The question is no longer what software to buy. The real question is which responsibility the organization is trying to assign.
When a company purchases a tool expecting a solution, it gains activity without improvement. When it deploys a platform without governance, it gains data without insight. When it designs a solution without ongoing service, it gains temporary results.
Operationalizing Martech means aligning technology layers with business ownership. Once that alignment exists, software starts behaving less like an expense and more like a predictable revenue mechanism.
Until then, organizations will continue to expand stacks, hold quarterly performance reviews, and wonder why the systems keep working while outcomes do not.
FAQs
1. Why does a Martech stack increase activity but not revenue?
Most stacks optimize execution rather than operating logic. Tools automate campaigns and platforms record interactions, but revenue depends on qualification criteria, handoff ownership, and commercial processes. When those are undefined, the system produces engagement data without improving deal outcomes.
2. What is the difference between a Martech tool, platform, solution, and service?

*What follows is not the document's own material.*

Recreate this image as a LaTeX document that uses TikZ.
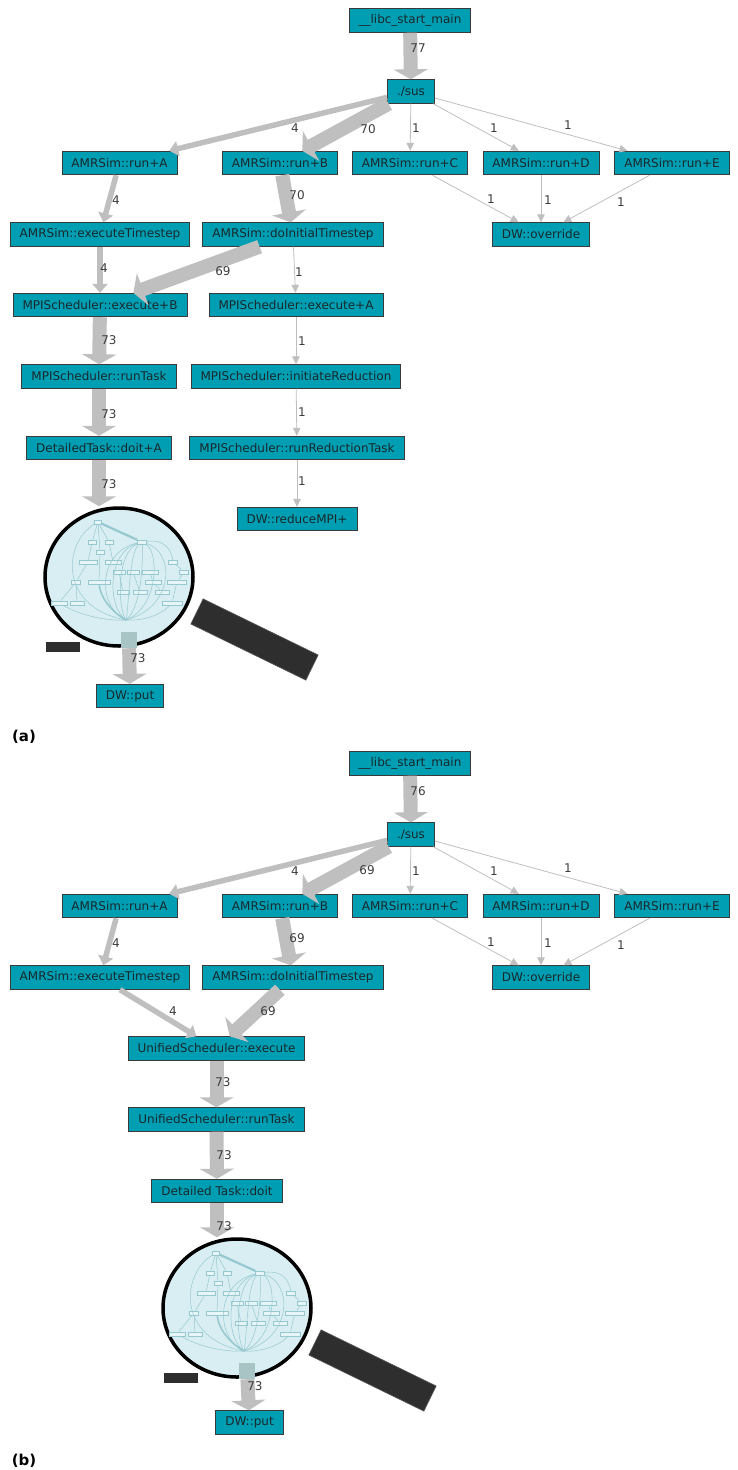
\documentclass[tikz,border=0pt]{standalone}
\usepackage{fontspec}
\setmainfont{DejaVu Sans}
\usetikzlibrary{arrows.meta,shapes.geometric}
\definecolor{boxteal}{RGB}{0,158,178}
\definecolor{boxline}{RGB}{58,58,58}
\definecolor{boxtext}{RGB}{28,40,44}
\definecolor{edgegrey}{RGB}{191,191,191}
\definecolor{numgrey}{RGB}{60,60,60}
\definecolor{glassfill}{RGB}{216,238,242}
\definecolor{thumbteal}{RGB}{150,200,207}
\definecolor{handlegrey}{RGB}{46,46,46}
\definecolor{handleedge}{RGB}{90,90,90}
\definecolor{bandfade}{RGB}{168,196,197}
\begin{document}
\begin{tikzpicture}[x=1pt, y=-1pt,
fn/.style={draw=boxline, fill=boxteal, line width=0.9pt, text=boxtext, inner xsep=9.5pt, inner ysep=0pt, minimum height=23.5pt, font=\fontsize{12}{14}\selectfont},
num/.style={text=numgrey, inner sep=0pt, font=\fontsize{12}{14}\selectfont},
tag/.style={inner sep=0pt, font=\fontsize{15}{17}\selectfont\bfseries},
w1/.style={draw=edgegrey, line width=0.8pt, -{Triangle[length=8pt,width=7.5pt]}},
w4/.style={draw=edgegrey, line width=5.5pt, -{Triangle[length=9pt,width=15pt]}},
w73/.style={draw=edgegrey, line width=14pt, -{Triangle[length=10pt,width=34pt]}},
thumb/.style={draw=thumbteal, fill=white!40!glassfill, line width=0.4pt, minimum height=4.5pt, inner sep=0pt},
thumbline/.style={draw=thumbteal, line width=0.5pt},
lens/.pic={
  \node[draw=handleedge, fill=handlegrey, line width=0.6pt, minimum width=128pt, minimum height=28pt, inner sep=0pt, rotate=-26] (-handle) at (135.5,62.5) {};
  \node[draw=black, fill=glassfill, line width=3.5pt, ellipse, minimum width=148pt, minimum height=138pt, inner sep=0pt] (-glass) at (0,0) {};
  \node[fill=handlegrey, minimum width=34pt, minimum height=10pt, inner sep=0pt] (-bar) at (-56,70) {};
  % little call graph seen through the glass
  \foreach \x/\y/\w [count=\i] in {-21/-55/7, -27/-35/8, -10/-35/8, -19/-25/8, 23/-35/9, -31/-15/18, -6/-15/16, 0/-5/12, 14/-5/12, 31/-5/16, 54/-15/9, 65/-5/9, -43/5/9, -20/5/22, 34/5/16, 58/5/19, 4/15/12, 21/15/14, 43/15/14, -60/26/16, -42/26/14, 53/26/20}
    \node[thumb, minimum width=\w pt] (-t\i) at (\x,\y) {};
  \draw[thumbline] (-t1) -- (-t2) (-t1) -- (-t3) (-t1) -- (-t4) (-t2) -- (-t6) (-t3) -- (-t7) (-t6) -- (-t13) (-t13) -- (-t20) (-t13) -- (-t21) (-t11) -- (-t12) (-t12) -- (-t16) (-t16) -- (-t22) (-t4) -- (-t14) (-t10) -- (-t15) (-t8) -- (-t17) (-t9) -- (-t18) (-t15) -- (-t19);
  \draw[thumbline, line width=2.2pt] (-t1) -- (-t5);
  \draw[thumbline, line width=1.5pt] (-t14) .. controls (-18,25) and (-2,38) .. (7,43);
  \foreach \cx in {-22,-12,-2,10,24,40,56}
    \draw[thumbline] (-t5) .. controls (\cx,-25) and (\cx,30) .. (7,43);
  \draw[thumbline] (-t1) .. controls (-55,-35) and (-62,30) .. (7,43);
  \draw[thumbline] (-t20) .. controls (-35,40) and (-10,44) .. (7,43);
  \draw[thumbline] (-t22) .. controls (40,40) and (20,44) .. (7,43);
  \draw[thumbline] (-t5) .. controls (45,-38) and (52,-28) .. (-t11);
  \node[fill=bandfade, minimum width=16pt, minimum height=16pt, inner sep=0pt] (-sq) at (10,63) {};
}]
\useasboundingbox (0,0) rectangle (737,1470);

% ---------------- (a) ----------------
\begin{scope}
\node[fn] (libcA) at (410,20.5) {\_\_libc\_start\_main};
\node[fn] (susA) at (411,91.5) {./sus};
\node[fn] (runAa) at (119.5,163) {AMRSim::run+A};
\node[fn] (runBa) at (280,163) {AMRSim::run+B};
\node[fn] (runCa) at (410,163) {AMRSim::run+C};
\node[fn] (runDa) at (541,163) {AMRSim::run+D};
\node[fn] (runEa) at (672,163) {AMRSim::run+E};
\node[fn] (stepA) at (100,234.5) {AMRSim::executeTimestep};
\node[fn] (initA) at (293,234.5) {AMRSim::doInitialTimestep};
\node[fn] (overA) at (541,234.5) {DW::override};
\node[fn] (mpiexB) at (100,305) {MPIScheduler::execute+B};
\node[fn] (mpiexA) at (296,305) {MPIScheduler::execute+A};
\node[fn] (mpirun) at (99,376.5) {MPIScheduler::runTask};
\node[fn] (mpired) at (296,376.5) {MPIScheduler::initiateReduction};
\node[fn] (doitA) at (99,448) {DetailedTask::doit+A};
\node[fn] (mpirrt) at (297,448) {MPIScheduler::runReductionTask};
\node[fn] (redA) at (297,519) {DW::reduceMPI+};
\pic (lensA) at (119,577) {lens};
\node[fn] (putA) at (130,696) {DW::put};
\node[tag] (tagA) at (24,737) {(a)};
\end{scope}
\begin{scope}
\draw[w73] (libcA) -- (susA);
\draw[w4] (susA) -- (runAa);
\draw[w73] (susA) -- (runBa);
\draw[w1] (susA) -- (runCa);
\draw[w1] (susA) -- (runDa);
\draw[w1] (susA) -- (runEa);
\draw[w1] (runCa) -- (overA);
\draw[w1] (runDa) -- (overA);
\draw[w1] (runEa) -- (overA);
\draw[w4] (runAa) -- (stepA);
\draw[w73] (runBa) -- (initA);
\draw[w4] (stepA) -- (mpiexB);
\draw[w73] (initA) -- (mpiexB);
\draw[w1] (initA) -- (mpiexA);
\draw[w73] (mpiexB) -- (mpirun);
\draw[w73] (mpirun) -- (doitA);
\draw[w73] (doitA) -- (doitA |- lensA-glass.north);
\draw[w1] (mpiexA) -- (mpired);
\draw[w1] (mpired) -- (mpirrt);
\draw[w1] (mpirrt) -- (redA);
\draw[w73] (lensA-sq) -- (putA);
\end{scope}
\begin{scope}
\node[num] (na1) at (418,48) {77};
\node[num] (na2) at (295,128) {4};
\node[num] (na3) at (368,129) {70};
\node[num] (na4) at (416,128) {1};
\node[num] (na5) at (494,128) {1};
\node[num] (na6) at (568,125) {1};
\node[num] (na7) at (491,199) {1};
\node[num] (na8) at (548,200) {1};
\node[num] (na9) at (621,202) {1};
\node[num] (na10) at (116,200) {4};
\node[num] (na11) at (297,195) {70};
\node[num] (na12) at (104,268) {4};
\node[num] (na13) at (223,271) {69};
\node[num] (na14) at (299,272) {1};
\node[num] (na15) at (109,340) {73};
\node[num] (na16) at (109,414) {73};
\node[num] (na17) at (109,484) {73};
\node[num] (na18) at (302,341) {1};
\node[num] (na19) at (302,412) {1};
\node[num] (na20) at (302,481) {1};
\node[num] (na21) at (138,658) {73};
\end{scope}

% ---------------- (b) ----------------
\begin{scope}
\node[fn] (libcB) at (410,763.5) {\_\_libc\_start\_main};
\node[fn] (susB) at (411,834.5) {./sus};
\node[fn] (runAb) at (119.5,906) {AMRSim::run+A};
\node[fn] (runBb) at (280,906) {AMRSim::run+B};
\node[fn] (runCb) at (410,906) {AMRSim::run+C};
\node[fn] (runDb) at (541,906) {AMRSim::run+D};
\node[fn] (runEb) at (672,906) {AMRSim::run+E};
\node[fn] (stepB) at (100,977.5) {AMRSim::executeTimestep};
\node[fn] (initB) at (293,977.5) {AMRSim::doInitialTimestep};
\node[fn] (overB) at (541,977.5) {DW::override};
\node[fn] (uniex) at (216.5,1048.5) {UnifiedScheduler::execute};
\node[fn] (unirun) at (216.5,1119.5) {UnifiedScheduler::runTask};
\node[fn] (doitB) at (217,1191) {Detailed Task::doit};
\pic (lensB) at (237,1308) {lens};
\node[fn] (putB) at (249.5,1422.5) {DW::put};
\node[tag] (tagB) at (24,1461) {(b)};
\end{scope}
\begin{scope}
\draw[w73] (libcB) -- (susB);
\draw[w4] (susB) -- (runAb);
\draw[w73] (susB) -- (runBb);
\draw[w1] (susB) -- (runCb);
\draw[w1] (susB) -- (runDb);
\draw[w1] (susB) -- (runEb);
\draw[w1] (runCb) -- (overB);
\draw[w1] (runDb) -- (overB);
\draw[w1] (runEb) -- (overB);
\draw[w4] (runAb) -- (stepB);
\draw[w73] (runBb) -- (initB);
\draw[w4] (stepB) -- (uniex);
\draw[w73] (initB) -- (uniex);
\draw[w73] (uniex) -- (unirun);
\draw[w73] (unirun) -- (doitB);
\draw[w73] (doitB) -- (doitB |- lensB-glass.north);
\draw[w73] (lensB-sq) -- (putB);
\end{scope}
\begin{scope}
\node[num] (nb1) at (418,791) {76};
\node[num] (nb2) at (295,871) {4};
\node[num] (nb3) at (367,870) {69};
\node[num] (nb4) at (416,871) {1};
\node[num] (nb5) at (494,871) {1};
\node[num] (nb6) at (568,868) {1};
\node[num] (nb7) at (491,942) {1};
\node[num] (nb8) at (548,943) {1};
\node[num] (nb9) at (621,945) {1};
\node[num] (nb10) at (116,943) {4};
\node[num] (nb11) at (297,938) {69};
\node[num] (nb12) at (173,1011) {4};
\node[num] (nb13) at (268,1011) {69};
\node[num] (nb14) at (223,1082) {73};
\node[num] (nb15) at (224,1155) {73};
\node[num] (nb16) at (224,1226) {73};
\node[num] (nb17) at (255,1386) {73};
\end{scope}
\end{tikzpicture}
\end{document}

A tool executes a task, such as sending emails or running campaigns. A platform coordinates processes and data, such as a CRM or marketing automation system. A solution is a configured workflow tied to a measurable business outcome, like improving win rate or pipeline quality. A service continuously interprets performance and adjusts the system as markets and buyer behavior change.
3. Why do CRM or marketing automation implementations often fail to improve pipeline predictability?
The technology reflects existing processes. If qualification standards, routing rules, and ownership are inconsistent, the platform records those inconsistencies accurately. The system works technically, but forecast reliability does not improve because the operating model is unclear.
4. How does AI affect Martech performance?
AI accelerates execution speed. It can generate content, automate outreach, and analyze data faster, but it does not define targeting logic or commercial strategy. In organizations with clear operating models, AI improves productivity. In unclear environments, it scales ineffective activity and amplifies poor results.
5. Why do marketing and sales leaders disagree about pipeline quality?
They measure different stages of the same process. Marketing evaluates engagement and lead volume, while sales evaluates deal readiness and conversion. Without shared definitions of qualification and ownership, both teams can appear correct while revenue performance remains unstable.